GIVEN INSTRUCTION | Reproduce exactly the opening lines of the listing, stopping after the line that contains "import * as" and including it.

DATA LINES |
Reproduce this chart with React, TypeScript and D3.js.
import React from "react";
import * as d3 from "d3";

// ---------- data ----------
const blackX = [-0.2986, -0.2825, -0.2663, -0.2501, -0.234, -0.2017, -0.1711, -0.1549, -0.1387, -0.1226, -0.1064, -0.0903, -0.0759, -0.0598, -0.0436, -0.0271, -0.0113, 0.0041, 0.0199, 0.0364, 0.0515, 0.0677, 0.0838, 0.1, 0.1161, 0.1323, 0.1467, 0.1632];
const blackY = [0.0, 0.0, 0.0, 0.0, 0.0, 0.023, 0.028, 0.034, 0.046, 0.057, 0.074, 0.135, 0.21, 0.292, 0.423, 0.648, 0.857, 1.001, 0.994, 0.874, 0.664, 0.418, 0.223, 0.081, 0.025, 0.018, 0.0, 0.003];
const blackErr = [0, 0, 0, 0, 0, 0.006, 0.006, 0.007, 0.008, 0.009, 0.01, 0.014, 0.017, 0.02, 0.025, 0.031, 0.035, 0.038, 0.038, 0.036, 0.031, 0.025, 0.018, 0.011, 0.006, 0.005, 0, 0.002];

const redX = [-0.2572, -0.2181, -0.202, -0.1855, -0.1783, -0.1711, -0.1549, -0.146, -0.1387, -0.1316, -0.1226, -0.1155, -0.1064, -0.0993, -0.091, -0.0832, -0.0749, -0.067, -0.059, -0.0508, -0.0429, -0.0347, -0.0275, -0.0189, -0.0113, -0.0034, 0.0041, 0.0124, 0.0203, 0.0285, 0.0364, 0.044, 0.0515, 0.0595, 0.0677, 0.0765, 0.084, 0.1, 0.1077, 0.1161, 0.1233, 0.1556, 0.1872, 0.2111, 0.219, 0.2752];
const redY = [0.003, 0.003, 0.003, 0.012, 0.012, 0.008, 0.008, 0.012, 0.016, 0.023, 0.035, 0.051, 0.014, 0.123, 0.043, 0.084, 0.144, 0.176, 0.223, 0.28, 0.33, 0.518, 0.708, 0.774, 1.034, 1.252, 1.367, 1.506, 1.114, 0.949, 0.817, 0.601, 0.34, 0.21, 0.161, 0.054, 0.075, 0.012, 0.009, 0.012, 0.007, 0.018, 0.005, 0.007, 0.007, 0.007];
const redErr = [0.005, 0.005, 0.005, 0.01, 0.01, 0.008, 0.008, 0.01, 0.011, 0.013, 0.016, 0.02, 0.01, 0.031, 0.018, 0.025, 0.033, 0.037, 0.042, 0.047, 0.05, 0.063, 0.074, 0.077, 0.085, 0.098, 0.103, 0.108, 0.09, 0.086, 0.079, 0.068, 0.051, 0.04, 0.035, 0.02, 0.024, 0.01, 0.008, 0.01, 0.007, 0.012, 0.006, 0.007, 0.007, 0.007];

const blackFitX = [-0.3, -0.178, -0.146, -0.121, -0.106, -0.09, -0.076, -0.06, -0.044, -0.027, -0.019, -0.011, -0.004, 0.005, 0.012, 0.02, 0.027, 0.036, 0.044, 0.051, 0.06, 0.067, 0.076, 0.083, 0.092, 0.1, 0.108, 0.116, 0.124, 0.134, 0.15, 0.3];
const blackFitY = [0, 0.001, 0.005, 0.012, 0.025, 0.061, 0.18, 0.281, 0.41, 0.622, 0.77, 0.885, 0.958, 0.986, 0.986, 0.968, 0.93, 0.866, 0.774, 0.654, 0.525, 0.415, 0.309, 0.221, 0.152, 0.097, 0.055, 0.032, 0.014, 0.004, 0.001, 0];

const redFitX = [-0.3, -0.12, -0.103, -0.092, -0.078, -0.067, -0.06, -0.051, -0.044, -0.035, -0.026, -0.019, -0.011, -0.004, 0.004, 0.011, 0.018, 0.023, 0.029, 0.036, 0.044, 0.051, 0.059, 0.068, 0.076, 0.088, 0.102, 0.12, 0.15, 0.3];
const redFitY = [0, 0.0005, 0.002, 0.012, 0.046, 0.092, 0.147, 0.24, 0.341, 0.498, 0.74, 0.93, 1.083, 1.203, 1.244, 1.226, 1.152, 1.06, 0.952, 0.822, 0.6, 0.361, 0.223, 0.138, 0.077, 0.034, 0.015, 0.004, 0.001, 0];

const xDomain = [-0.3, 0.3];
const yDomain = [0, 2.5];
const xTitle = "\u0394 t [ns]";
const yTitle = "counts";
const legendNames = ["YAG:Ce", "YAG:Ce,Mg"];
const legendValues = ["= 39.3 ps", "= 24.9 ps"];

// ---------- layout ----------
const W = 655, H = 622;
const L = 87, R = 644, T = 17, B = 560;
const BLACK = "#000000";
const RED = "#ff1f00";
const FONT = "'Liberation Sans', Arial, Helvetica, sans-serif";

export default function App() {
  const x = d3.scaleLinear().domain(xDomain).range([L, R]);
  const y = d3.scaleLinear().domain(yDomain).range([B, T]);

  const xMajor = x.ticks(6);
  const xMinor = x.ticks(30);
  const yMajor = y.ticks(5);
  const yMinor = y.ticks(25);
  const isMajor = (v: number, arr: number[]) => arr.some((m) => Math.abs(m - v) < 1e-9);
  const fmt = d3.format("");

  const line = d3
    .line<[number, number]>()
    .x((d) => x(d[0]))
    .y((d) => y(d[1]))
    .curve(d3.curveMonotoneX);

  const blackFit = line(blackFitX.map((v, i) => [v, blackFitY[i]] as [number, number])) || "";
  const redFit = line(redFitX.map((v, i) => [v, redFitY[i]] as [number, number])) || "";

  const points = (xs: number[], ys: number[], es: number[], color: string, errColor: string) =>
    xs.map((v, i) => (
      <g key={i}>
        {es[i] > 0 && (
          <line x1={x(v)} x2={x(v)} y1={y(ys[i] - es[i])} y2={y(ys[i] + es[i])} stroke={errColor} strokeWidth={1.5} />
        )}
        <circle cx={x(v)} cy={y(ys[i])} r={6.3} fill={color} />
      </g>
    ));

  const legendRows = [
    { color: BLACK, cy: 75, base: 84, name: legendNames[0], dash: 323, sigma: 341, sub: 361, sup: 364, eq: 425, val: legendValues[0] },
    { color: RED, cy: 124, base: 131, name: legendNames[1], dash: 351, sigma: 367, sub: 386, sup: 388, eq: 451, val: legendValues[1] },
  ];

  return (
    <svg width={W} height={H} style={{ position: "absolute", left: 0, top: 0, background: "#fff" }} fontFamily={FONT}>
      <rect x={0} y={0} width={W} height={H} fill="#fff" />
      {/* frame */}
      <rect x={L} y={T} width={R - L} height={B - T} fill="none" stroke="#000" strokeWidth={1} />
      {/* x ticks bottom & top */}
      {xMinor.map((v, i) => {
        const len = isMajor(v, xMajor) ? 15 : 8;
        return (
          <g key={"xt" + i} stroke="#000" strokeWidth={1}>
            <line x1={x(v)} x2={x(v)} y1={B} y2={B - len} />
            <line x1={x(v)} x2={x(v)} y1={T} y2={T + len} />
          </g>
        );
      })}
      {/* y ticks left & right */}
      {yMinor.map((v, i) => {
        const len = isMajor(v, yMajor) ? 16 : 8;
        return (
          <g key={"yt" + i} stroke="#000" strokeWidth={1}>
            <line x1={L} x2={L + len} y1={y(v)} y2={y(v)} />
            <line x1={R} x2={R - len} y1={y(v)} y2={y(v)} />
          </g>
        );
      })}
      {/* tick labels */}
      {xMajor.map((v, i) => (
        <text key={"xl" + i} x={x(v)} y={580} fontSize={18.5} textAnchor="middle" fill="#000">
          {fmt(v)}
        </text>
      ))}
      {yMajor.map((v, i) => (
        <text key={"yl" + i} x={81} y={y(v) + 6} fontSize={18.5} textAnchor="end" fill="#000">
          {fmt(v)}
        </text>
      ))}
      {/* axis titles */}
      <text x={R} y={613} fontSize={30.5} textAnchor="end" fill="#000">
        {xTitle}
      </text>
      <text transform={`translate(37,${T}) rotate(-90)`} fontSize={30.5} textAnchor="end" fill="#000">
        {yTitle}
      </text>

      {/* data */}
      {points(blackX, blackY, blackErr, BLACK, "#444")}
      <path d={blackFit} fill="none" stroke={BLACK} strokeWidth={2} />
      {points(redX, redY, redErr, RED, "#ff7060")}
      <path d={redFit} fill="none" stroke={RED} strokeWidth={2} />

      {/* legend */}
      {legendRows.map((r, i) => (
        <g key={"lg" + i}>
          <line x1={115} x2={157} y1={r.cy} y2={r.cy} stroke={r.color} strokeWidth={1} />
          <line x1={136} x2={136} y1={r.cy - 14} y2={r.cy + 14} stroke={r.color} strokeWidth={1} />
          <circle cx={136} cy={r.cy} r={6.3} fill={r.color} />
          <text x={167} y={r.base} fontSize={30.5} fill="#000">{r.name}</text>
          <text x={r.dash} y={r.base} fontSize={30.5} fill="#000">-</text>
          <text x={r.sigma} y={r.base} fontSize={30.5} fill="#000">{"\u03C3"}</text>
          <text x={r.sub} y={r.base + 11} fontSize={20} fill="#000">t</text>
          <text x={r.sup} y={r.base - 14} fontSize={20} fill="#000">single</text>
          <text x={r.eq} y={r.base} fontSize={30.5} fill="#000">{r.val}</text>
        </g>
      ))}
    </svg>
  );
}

SOLUTION TO THIS TASK |
Reproduce this chart with React, TypeScript and D3.js.
import React from "react";
import * as d3 from "d3";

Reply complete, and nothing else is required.